(PDF) (DOC) (JPG)February 23, 2017
MAHWAH, N.J. – The Roukema Center for International Education at Ramapo College of New Jersey recently hosted guests from Japan who participated in a symposium titled “Fukushima and the Human Consequences of Nuclear Disaster.” The all-day event was held to commemorate the sixth anniversary of the Fukushima Daiichi nuclear disaster of March 2011.
The nuclear accident was triggered by a tsunami which occurred after a powerful 9.0 earthquake shattered the region. The power plant not only suffered damage from the earthquake but proved particularly vulnerable to the tsunami, which resulted in a greater than 19,000 death toll and millions of buildings and homes destroyed or severely damaged, including the Fukushima Daiichi Nuclear Power Plant. More than 100,000 people were evacuated from their homes to escape the potential dangers of radioactivity exposure.
“Efforts to recovery in the region remain slow,” said Professor Fuminori Tamba of Fukushima University, whose comments were translated by Izumi Osawa-Minevich, of the Roukema Center, who was one of the presenters and a Fukushima native. “People outside of that area can often minimize what really happened and be positive. But people are still feeling the effects. This is why it is important to share stories with students and others. We are grateful that we had this opportunity to come to Ramapo College for this event.”
Tamba was one of seven visitors from Japan who presented during the symposium. Among the highlights was a recently produced documentary film, done in animation form that depicted the rescue efforts and the aftereffects of the nuclear event.
“Having faculty from around the world here to campus to discuss the triple catastrophe and the aftermath of that day in 2011 helps us better understand our role in responding to such tragedies and preventing future events that impact so many people on the planet,” said Aaron Lorenz, Dean of the School of Social Science and Human Services at Ramapo College. “This event is a reminder to our students of the value of collaboration and community.”
To date, there have been no deaths directly related to the nuclear disaster. And the Japanese government is urging evacuees to return to their homes despite news reports from environmental groups that say radiation levels remain dangerously high in some areas.

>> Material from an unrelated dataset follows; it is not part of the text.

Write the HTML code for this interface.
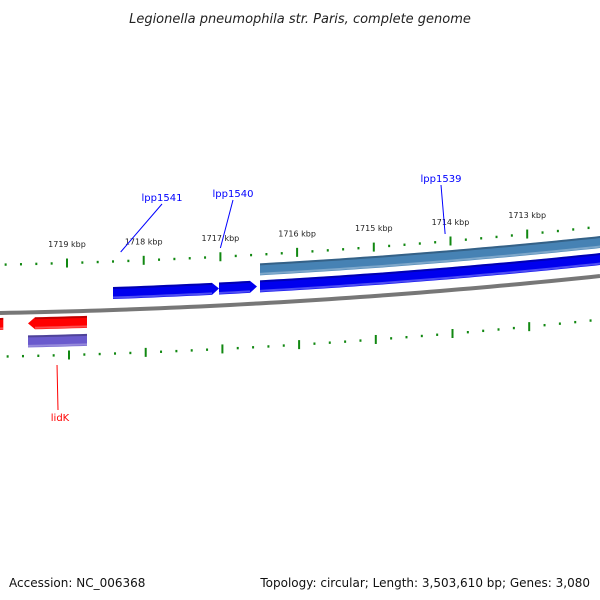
<!DOCTYPE html>
<html><head><meta charset="utf-8">
<style>
html,body{margin:0;padding:0;background:#fff;}
svg{display:block;font-family:"DejaVu Sans","Liberation Sans",sans-serif;}
</style></head>
<body>
<svg id="map" width="600" height="600" viewBox="0 0 600 600">
  <text x="300" y="23" text-anchor="middle" font-size="13" font-style="italic" fill="#222">Legionella pneumophila str. Paris, complete genome</text>
  <g id="tracks"></g>
  <g id="labels"></g>
  <text x="9" y="587" font-size="12" fill="#111">Accession: NC_006368</text>
  <text x="590" y="587" font-size="12" fill="#111" text-anchor="end">Topology: circular; Length: 3,503,610 bp; Genes: 3,080</text>
</svg>
<script>
// data
const tickKbp = [1720, 1719, 1718, 1717, 1716, 1715, 1714, 1713, 1712];
const tickLabels = ["1719 kbp","1718 kbp","1717 kbp","1716 kbp","1715 kbp","1714 kbp","1713 kbp"];
const labelKbp = [1719, 1718, 1717, 1716, 1715, 1714, 1713];
const geneNames = ["lpp1541", "lpp1540", "lpp1539", "cds-band", "lidK", "red-partial", "lidK-cds"];
const geneStart = [1718400, 1717018, 1716484, 1716484, 1719508, 1719900, 1719508];
const geneEnd = [1717018, 1716523, 1708000, 1708000, 1718739, 1719830, 1718739];
const geneLane = [-17, -17, -17, -34, 11, 11, 29];
const geneColor = ["#0000ee", "#0000ee", "#0000ee", "#4682b4", "#ff0000", "#ff0000", "#6a5acd"];
const geneArrow = [1, 1, 0, 0, -1, 0, 0];
const calloutNames = ["lpp1541", "lpp1540", "lpp1539", "lidK"];
const calloutBp = [1718300, 1717000, 1714070, 1719130];

const NS = "http://www.w3.org/2000/svg";
const tracks = document.getElementById('tracks');
const labels = document.getElementById('labels');
const A = -7.2e-5;
function xOf(bp){ return 67 + (1719000 - bp) * 0.0767; }
function bb(x){ return 313 - 0.0184 * x + A * x * x; }
function yUp(x){ return 264.7 - 0.0202 * x + A * x * x; }
function yLo(x){ return 356.6 - 0.0185 * x + A * x * x; }
function mk(tag, attrs){ const e = document.createElementNS(NS, tag); for (const k in attrs) e.setAttribute(k, attrs[k]); return e; }

// backbone
let d = "";
for (let x = 0; x <= 600; x += 10) d += (x ? "L" : "M") + x + "," + bb(x).toFixed(2);
const back = mk('path', {d: d, stroke: "#777", "stroke-width": 4, fill: "none"});


tracks.appendChild(back);

// ticks
for (let k = tickKbp[tickKbp.length-1]*1000; k <= tickKbp[0]*1000; k += 200) {
  const major = k % 1000 === 0;
  [[yUp, 0], [yLo, 2]].forEach(([fn, dx]) => {
    const x = xOf(k) + dx;
    if (x < -2 || x > 602) return;
    const y = fn(x);
    const t = mk('line', {x1: x, x2: x, y1: y - (major ? 4.5 : 1.2), y2: y + (major ? 4.5 : 1.2), stroke: "#118811", "stroke-width": 2});
    
    
    tracks.appendChild(t);
  });
}
labelKbp.forEach((k, i) => {
  const x = xOf(k * 1000);
  const t = mk('text', {x: x, y: yUp(x) - 16, "font-size": 8, "text-anchor": "middle", fill: "#222"});
  t.textContent = tickLabels[i];
  
  
  tracks.appendChild(t);
});

// genes
function shade(c){ return c; }
geneNames.forEach((n, i) => {
  let x1 = xOf(geneStart[i]), x2 = xOf(geneEnd[i]);
  if (x1 > x2) { const t = x1; x1 = x2; x2 = t; }
  x2 = Math.min(x2, 610);
  const h = 12, off = geneLane[i], ah = 7;
  const bx1 = geneArrow[i] === -1 ? x1 + ah : x1;
  const bx2 = geneArrow[i] === 1 ? x2 - ah : x2;
  let top = [], bot = [];
  const steps = Math.max(2, Math.ceil((bx2 - bx1) / 8));
  for (let s = 0; s <= steps; s++) {
    const x = bx1 + (bx2 - bx1) * s / steps;
    const c = bb(x) + off;
    top.push([x, c - h/2]); bot.push([x, c + h/2]);
  }
  let pts = top.slice();
  if (geneArrow[i] === 1) pts.push([x2, bb(x2) + off]);
  pts = pts.concat(bot.reverse());
  if (geneArrow[i] === -1) pts.push([x1, bb(x1) + off]);
  const poly = mk('polygon', {points: pts.map(p => p[0].toFixed(1) + "," + p[1].toFixed(1)).join(" "), fill: geneColor[i]});
  
  
  tracks.appendChild(poly);
  // darker top edge and lighter bottom edge
  let e1 = "", e2 = "";
  top.forEach((p, j) => { e1 += (j ? "L" : "M") + p[0].toFixed(1) + "," + (p[1] + 1).toFixed(1); });
  bot.slice().reverse().forEach((p, j) => { e2 += (j ? "L" : "M") + p[0].toFixed(1) + "," + (p[1] - 1.5).toFixed(1); });
  const l1 = mk('path', {d: e1, stroke: "#000", "stroke-opacity": 0.25, "stroke-width": 2, fill: "none"});
  
  
  tracks.appendChild(l1);
  const l2 = mk('path', {d: e2, stroke: "#fff", "stroke-opacity": 0.3, "stroke-width": 2, fill: "none"});
  
  
  tracks.appendChild(l2);
});

// callouts
const calloutLabelPos = [[162, 201, 252], [233, 197, 248], [441, 182, 234], [60, 421, 365]];
calloutNames.forEach((n, i) => {
  const x = xOf(calloutBp[i]);
  const lp = calloutLabelPos[i];
  const isRev = n === "lidK";
  const col = isRev ? "#ff0000" : "#0000ff";
  const ln = mk('line', {x1: isRev ? lp[0] - 2 : lp[0], y1: isRev ? lp[1] - 11 : lp[1] + 3, x2: x, y2: lp[2], stroke: col, "stroke-width": 1});
  
  
  labels.appendChild(ln);
  const t = mk('text', {x: lp[0], y: lp[1], "font-size": 10, "text-anchor": "middle", fill: col});
  t.textContent = n;
  
  
  labels.appendChild(t);
});
</script>
</body></html>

“It was a great privilege and pleasure to welcome Japanese experts and residents of Fukushima to share both their personal stories and professional experiences with this disaster,” said Ben Levy, Director of International Education at Ramapo College. “The College has been committed to supporting the residents of Fukushima through direct action immediately after the incident and through annual solidarity and awareness-building events, such as this symposium. We are confident the more than 150 students, faculty and staff in attendance gained a comprehensive understanding of the current realities on the ground in Fukushima.”

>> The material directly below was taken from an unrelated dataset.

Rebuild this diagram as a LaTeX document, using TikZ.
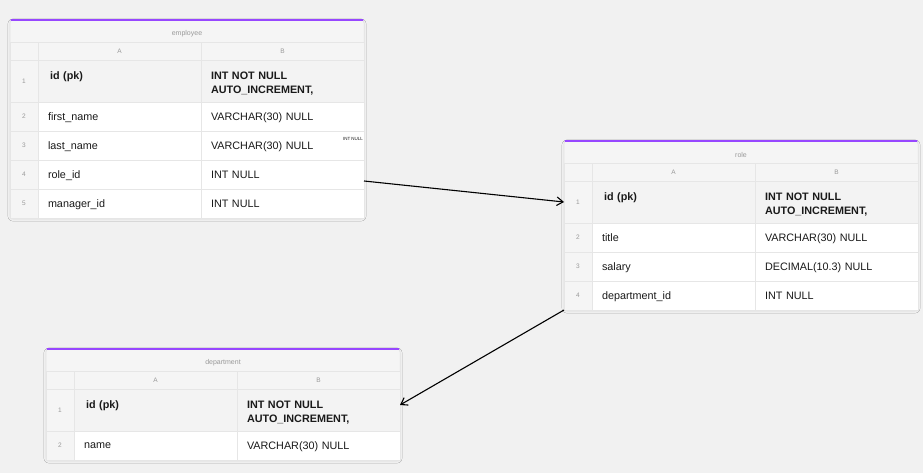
\documentclass[tikz,border=0pt]{standalone}
\usepackage{fontspec}
\setmainfont{Liberation Sans}
\usepackage{tikz}
\usepackage{xcolor}
\usetikzlibrary{
    arrows.meta,
    positioning,
    calc,
    shadows.blur
}
\definecolor{canvas}{HTML}{F1F1F1}
\definecolor{tablegray}{HTML}{F5F5F5}
\definecolor{pkgray}{HTML}{F3F3F3}
\definecolor{gridline}{HTML}{E6E6E6}
\definecolor{frameline}{HTML}{E2E2E2}
\definecolor{accent}{HTML}{9747FF}
\definecolor{dark}{HTML}{1A1A1A}
\definecolor{muted}{HTML}{999999}
\tikzset{
    % Outer table frame
    tableframe/.style={
        rectangle,
        rounded corners=3pt,
        minimum width=354pt,
        draw=frameline,
        fill=tablegray,
        line width=0.5pt,
        outer sep=0pt,
        blur shadow={shadow blur steps=5, shadow xshift=0pt, shadow yshift=-1pt, shadow opacity=8}
    },
    % Purple line on top of each table
    topbar/.style={
        line width=2.5pt,
        line cap=round,
        color=accent
    },
    % Table name
    tabletitle/.style={
        font=\fontsize{7}{8}\selectfont,
        text=muted
    },
    % Column letter cells
    colhead/.style={
        rectangle,
        minimum width=163pt,
        minimum height=18pt,
        inner sep=0pt,
        outer sep=0pt,
        draw=gridline,
        fill=tablegray,
        font=\fontsize{6.5}{7}\selectfont,
        text=muted
    },
    % Row number cells
    numcell/.style={
        rectangle,
        minimum width=28pt,
        minimum height=#1,
        inner sep=0pt,
        outer sep=0pt,
        draw=gridline,
        fill=tablegray,
        font=\fontsize{6.5}{7}\selectfont,
        text=muted
    },
    numcell/.default=29pt,
    % Data cells
    cell/.style={
        rectangle,
        minimum width=163pt,
        minimum height=29pt,
        text width=143pt,
        text depth=0pt,
        align=left,
        inner xsep=10pt,
        inner ysep=0pt,
        outer sep=0pt,
        draw=gridline,
        fill=white,
        font=\fontsize{10.8}{14}\selectfont,
        text=dark
    },
    % Primary key cells
    pkcell/.style={
        cell,
        minimum height=42pt,
        text depth=10pt,
        fill=pkgray,
        font=\fontsize{10.8}{14}\selectfont\bfseries
    },
    % Relation arrows
    relation/.style={
        -{Straight Barb[length=2.2mm, width=3mm]},
        line width=1.1pt,
        color=black
    }
}
\begin{document}
\begin{tikzpicture}[x=1pt, y=-1pt, node distance=0pt]

    % Canvas
    \fill[canvas] (0,0) rectangle (923,473);
    \useasboundingbox (0,0) rectangle (923,473);

    % employee table
    \node[tableframe, minimum height=198pt, anchor=north west] (emp) at (10,20) {};
    \node[tabletitle] (emptitle) at ([yshift=-13.5pt]emp.north) {employee};
    \node[numcell=18pt, anchor=north west] (emp0n) at ([yshift=-22pt]emp.north west) {};
    \node[colhead, right=of emp0n] (emp0a) {A};
    \node[colhead, right=of emp0a] (emp0b) {B};
    \node[numcell=42pt, below=of emp0n] (emp1n) {1};
    \node[pkcell, right=of emp1n] (emp1a) {\hspace{2pt}id (pk)\\\mbox{}};
    \node[pkcell, right=of emp1a] (emp1b) {INT NOT NULL\\AUTO\_INCREMENT,};
    \node[numcell, below=of emp1n] (emp2n) {2};
    \node[cell, right=of emp2n] (emp2a) {first\_name};
    \node[cell, right=of emp2a] (emp2b) {VARCHAR(30) NULL};
    \node[numcell, below=of emp2n] (emp3n) {3};
    \node[cell, right=of emp3n] (emp3a) {last\_name};
    \node[cell, right=of emp3a] (emp3b) {VARCHAR(30) NULL};
    \node[numcell, below=of emp3n] (emp4n) {4};
    \node[cell, right=of emp4n] (emp4a) {role\_id};
    \node[cell, right=of emp4a] (emp4b) {INT NULL};
    \node[numcell, below=of emp4n] (emp5n) {5};
    \node[cell, right=of emp5n] (emp5a) {manager\_id};
    \node[cell, right=of emp5a] (emp5b) {INT NULL};
    \draw[topbar] ([xshift=1.5pt]emp.north west) -- ([xshift=-1.5pt]emp.north east);
    \node[font=\fontsize{4.5}{5}\selectfont, text=dark, inner sep=0pt] (strayint) at (353,139) {INT NULL};

    % role table
    \node[tableframe, minimum height=169pt, anchor=north west] (role) at (564,141) {};
    \node[tabletitle] (roletitle) at ([yshift=-13.5pt]role.north) {role};
    \node[numcell=18pt, anchor=north west] (role0n) at ([yshift=-22pt]role.north west) {};
    \node[colhead, right=of role0n] (role0a) {A};
    \node[colhead, right=of role0a] (role0b) {B};
    \node[numcell=42pt, below=of role0n] (role1n) {1};
    \node[pkcell, right=of role1n] (role1a) {\hspace{2pt}id (pk)\\\mbox{}};
    \node[pkcell, right=of role1a] (role1b) {INT NOT NULL\\AUTO\_INCREMENT,};
    \node[numcell, below=of role1n] (role2n) {2};
    \node[cell, right=of role2n] (role2a) {title};
    \node[cell, right=of role2a] (role2b) {VARCHAR(30) NULL};
    \node[numcell, below=of role2n] (role3n) {3};
    \node[cell, right=of role3n] (role3a) {salary};
    \node[cell, right=of role3a] (role3b) {DECIMAL(10.3) NULL};
    \node[numcell, below=of role3n] (role4n) {4};
    \node[cell, right=of role4n] (role4a) {department\_id};
    \node[cell, right=of role4a] (role4b) {INT NULL};
    \draw[topbar] ([xshift=1.5pt]role.north west) -- ([xshift=-1.5pt]role.north east);

    % department table
    \node[tableframe, minimum height=111pt, anchor=north west] (dept) at (46,349) {};
    \node[tabletitle] (depttitle) at ([yshift=-13.5pt]dept.north) {department};
    \node[numcell=18pt, anchor=north west] (dept0n) at ([yshift=-22pt]dept.north west) {};
    \node[colhead, right=of dept0n] (dept0a) {A};
    \node[colhead, right=of dept0a] (dept0b) {B};
    \node[numcell=42pt, below=of dept0n] (dept1n) {1};
    \node[pkcell, right=of dept1n] (dept1a) {\hspace{2pt}id (pk)\\\mbox{}};
    \node[pkcell, right=of dept1a] (dept1b) {INT NOT NULL\\AUTO\_INCREMENT,};
    \node[numcell, below=of dept1n] (dept2n) {2};
    \node[cell, right=of dept2n] (dept2a) {name};
    \node[cell, right=of dept2a] (dept2b) {VARCHAR(30) NULL};
    \draw[topbar] ([xshift=1.5pt]dept.north west) -- ([xshift=-1.5pt]dept.north east);

    % Relations
    \draw[relation] ([yshift=-6.5pt]emp4b.east) -- (role1n.west);
    \draw[relation] (role.south west) -- ([yshift=5pt]dept1b.east);

\end{tikzpicture}
\end{document}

Professor Michael Edelstein, of the School of Social Science and Human Services at Ramapo College, helped coordinate the event, chair sessions and was a presenter.
Ranked by U.S. News & World Report as one of the top in the Best Regional Public Universities North category, Ramapo College of New Jersey is sometimes viewed as a private college. This is, in part, due to its unique interdisciplinary academic structure, its size of approximately 6,000 students and its pastoral setting in the foothills of the Ramapo Mountains on the New Jersey/New York border.
Established in 1969, Ramapo College offers bachelor's degrees in the arts, business, humanities, social sciences and the sciences, as well as in professional studies, which include nursing and social work. In addition, Ramapo College offers courses leading to teacher certification at the elementary and secondary levels. The College also offers eight graduate programs as well as articulated programs with Rutgers, The State University of New Jersey, New York Chiropractic College, New York University College of Dentistry, SUNY State College of Optometry and New York College of Podiatric Medicine.